PHOENIX (AP) — A father was arrested on manslaughter and child abuse charges after police said he left his toddler son in a hot car during a day of heavy drinking.
James Koryor, 41, was taken into custody Tuesday after detectives determined he went to a liquor store with his 2-year-old, bought a bottle of gin, drank it on the way home and fell asleep inside his house.
The toddler was left behind in the car, and detectives found signs the child had struggled to get out of the vehicle before dying.
Koryor made an initial court appearance Tuesday, where a judge set a $50,000 bond and assigned the case to the public defender’s office. A lawyer wasn’t present at his court appearance.
A sobbing Koryor told the judge he didn’t have money to post bond. He struggled to keep his composure, and at one point the judge offered him a box of tissues as he sobbed.

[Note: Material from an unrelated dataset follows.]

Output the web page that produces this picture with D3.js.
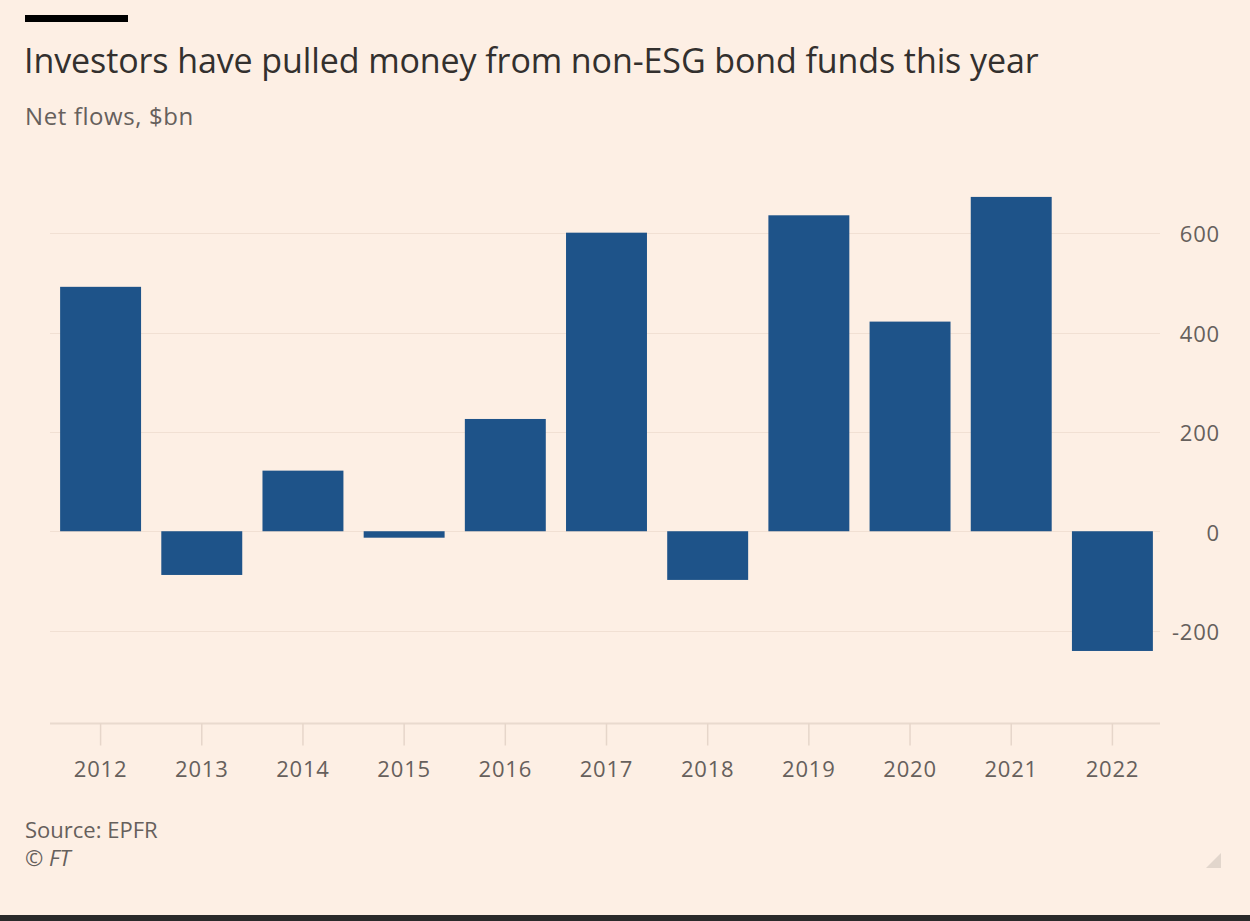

Prosecutors argued for higher bail, saying Koryor has extensive ties to Liberia, Ivory Coast and Ghana and could flee.
The judge also stressed that Koryor cannot consume any alcohol in the event he posts bond.
“That means you cannot have any alcohol inside any residence that you stay,” the judge said. “None. It has to be immediately removed. All of this is to ensure the safety of your family and of the community, and frankly I’d like to ensure that you are protected from yourself.”
The victim was identified as Alpha Koryor. His 5-year-old brother either got out of the vehicle by himself or was taken inside by his father, police spokesman Sgt. Trent Crump said.
Family members asked where his little brother was, and he said the child was asleep, Crump said.
“I think the assumption on their part was that he was probably in the house and he had gone to take a nap,” Crump said.
Crump said the boy’s mother found Alpha unconscious in the back seat of the car a couple hours later. The boy was taken to a hospital and died.
The death occurred as temperatures in the Phoenix area topped 90 degrees. Crump said the boy’s death is a reminder to parents that they need a plan in place to ensure children are not left unattended.